I couldn’t figure out in the moment how to share a different view. To go from his “they’re bossing me around over fiddly little stuff!!” to my enfolding into a way of caring that, ultimately, cost (costs!) me nothing. I did try. But I know I didn’t get there.

Tonight’s homework included this tale, “a classic story told by Rebbe Moshe Leib of Sassov (1745-1807).”

As the account goes, the rebbe had announced to his disciples, “I have learned how we must truly love our neighbor from a conversation between two villagers which I overheard”:

The first said: “Tell me, friend Ivan, do you love me?”
The second: “I love you deeply.”
The first: “Do you know, my friend, what gives me pain?”
The second: “How can I, pray, know what gives you pain?”
The first: “If you do not know what gives me pain, how can you say that you truly love me?”

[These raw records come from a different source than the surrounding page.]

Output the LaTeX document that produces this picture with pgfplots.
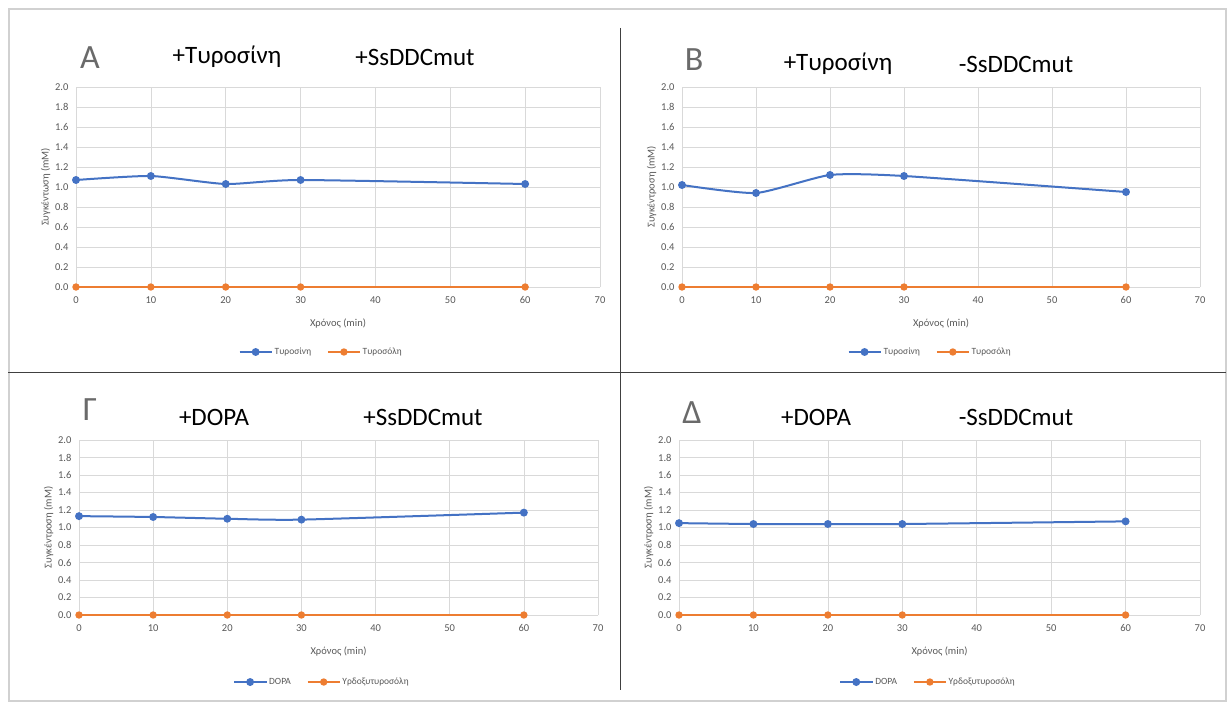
\documentclass[border=0pt]{standalone}
\usepackage{pgfplots}
\pgfplotsset{compat=1.18}
\usepackage{fontspec}
\setmainfont{Carlito}
\definecolor{xblue}{HTML}{4472C4}
\definecolor{xorange}{HTML}{ED7D31}
\definecolor{gridgray}{HTML}{D9D9D9}
\definecolor{labelgray}{HTML}{595959}
\definecolor{lettergray}{HTML}{6A6A6A}
\pgfplotsset{
  panel/.style={
    scale only axis,
    xmin=0, xmax=70, ymin=0, ymax=2,
    xtick={0,10,20,30,40,50,60,70},
    ytick={0,0.2,0.4,0.6,0.8,1.0,1.2,1.4,1.6,1.8,2.0},
    grid=major,
    major grid style={draw=gridgray, line width=0.7pt},
    axis line style={draw=none},
    tick style={draw=none},
    /pgf/number format/assume math mode=true,
    tick label style={font=\fontsize{10.5}{12}\selectfont, text=labelgray},
    yticklabel style={xshift=-4pt, /pgf/number format/.cd, fixed, fixed zerofill, precision=1},
    xticklabel style={yshift=-6pt},
    label style={font=\fontsize{10.5}{12}\selectfont, text=labelgray},
    xlabel={Χρόνος (min)},
    xlabel style={yshift=-8pt},
    ylabel style={yshift=-2pt},
    legend columns=2,
    legend style={draw=none, fill=none, font=\fontsize{9.5}{11}\selectfont, text=labelgray,
      anchor=center, /tikz/every even column/.append style={column sep=14pt}},
    legend image code/.code={\draw[mark repeat=2,mark phase=2,##1] plot coordinates {(0pt,0pt)(16pt,0pt)(32pt,0pt)};},
  },
  sblue/.style={color=xblue, line width=2pt, smooth, tension=0.35, mark=*, mark size=2.9pt, mark options={solid, fill=xblue}},
  sorange/.style={color=xorange, line width=1.5pt, smooth, mark=*, mark size=2.9pt, mark options={solid, fill=xorange}},
}
\begin{document}
\begin{tikzpicture}
\fill[white] (0pt,0pt) rectangle (1230pt,705pt);
\draw[black!18, line width=1.6pt] (9pt,696pt) rectangle (1226pt,4pt);
\draw[black!75, line width=1pt] (620pt,677pt) -- (620pt,15pt);
\draw[black!75, line width=1pt] (8pt,333pt) -- (1226pt,333pt);

% Panel A
\begin{axis}[panel, at={(76pt,418pt)}, anchor=south west, width=524pt, height=200pt,
  ylabel={Συγκέντωση (mM)},
  legend style={at={(axis description cs:0.468,-0.325)}}]
\addplot[sblue] coordinates {(0,1.07) (10,1.11) (20,1.03) (30,1.07) (60,1.03)};
\addplot[sorange] coordinates {(0,0) (10,0) (20,0) (30,0) (60,0)};
\legend{Τυροσίνη, Τυροσόλη}
\end{axis}
\node[text=lettergray, font=\fontsize{34}{36}\selectfont] at (90pt,647pt) {A};
\node[font=\fontsize{25}{28}\selectfont] at (227pt,648pt) {+Τυροσίνη};
\node[font=\fontsize{25}{28}\selectfont] at (415pt,648pt) {+SsDDCmut};

% Panel B
\begin{axis}[panel, at={(682pt,418pt)}, anchor=south west, width=518pt, height=200pt,
  ylabel={Συγκέντροση (mM)},
  legend style={at={(axis description cs:0.479,-0.325)}}]
\addplot[sblue] coordinates {(0,1.02) (10,0.94) (20,1.12) (30,1.11) (60,0.95)};
\addplot[sorange] coordinates {(0,0) (10,0) (20,0) (30,0) (60,0)};
\legend{Τυροσίνη, Τυροσόλη}
\end{axis}
\node[text=lettergray, font=\fontsize{34}{36}\selectfont] at (694pt,645pt) {B};
\node[font=\fontsize{25}{28}\selectfont] at (838pt,641pt) {+Τυροσίνη};
\node[font=\fontsize{25}{28}\selectfont] at (1016pt,641pt) {-SsDDCmut};

% Panel Gamma
\begin{axis}[panel, at={(79pt,90pt)}, anchor=south west, width=519pt, height=175pt,
  ylabel={Συγκέντροση (mM)},
  legend style={at={(axis description cs:0.468,-0.383)}}]
\addplot[sblue] coordinates {(0,1.13) (10,1.12) (20,1.10) (30,1.09) (60,1.17)};
\addplot[sorange] coordinates {(0,0) (10,0) (20,0) (30,0) (60,0)};
\legend{DOPA, Υρδοξυτυροσόλη}
\end{axis}
\node[text=lettergray, font=\fontsize{34}{36}\selectfont] at (90pt,295pt) {Γ};
\node[font=\fontsize{25}{28}\selectfont] at (214pt,288pt) {+DOPA};
\node[font=\fontsize{25}{28}\selectfont] at (423pt,288pt) {+SsDDCmut};

% Panel Delta
\begin{axis}[panel, at={(679pt,90pt)}, anchor=south west, width=521pt, height=175pt,
  ylabel={Συγκέντροση (mM)},
  legend style={at={(axis description cs:0.478,-0.383)}}]
\addplot[sblue] coordinates {(0,1.05) (10,1.04) (20,1.04) (30,1.04) (60,1.07)};
\addplot[sorange] coordinates {(0,0) (10,0) (20,0) (30,0) (60,0)};
\legend{DOPA, Υρδοξυτυροσόλη}
\end{axis}
\node[text=lettergray, font=\fontsize{34}{36}\selectfont] at (692pt,292pt) {Δ};
\node[font=\fontsize{25}{28}\selectfont] at (816pt,288pt) {+DOPA};
\node[font=\fontsize{25}{28}\selectfont] at (1016pt,288pt) {-SsDDCmut};
\end{tikzpicture}
\end{document}
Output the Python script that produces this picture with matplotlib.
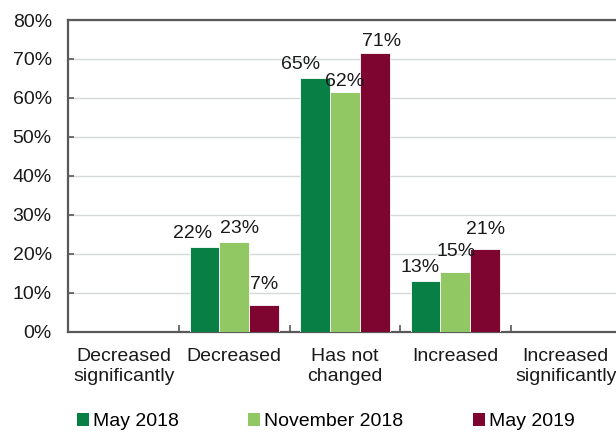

“Understand, then, my children,” continued the rebbe, “to love, truly to love, means to know what brings pain to your comrade.”
— as retold by Amy-Jill Levine in The Misunderstood Jew, p116-117

And not just to know, but to act on that knowledge in order to behave as you’d want to be behaved-toward.

It’s little to do with politics, identity- or otherwise. And everything to do with creating a caring space that reeks of safety. When we finally feel safe, we can relax a little, hear a little, and maybe even grow a little. Together.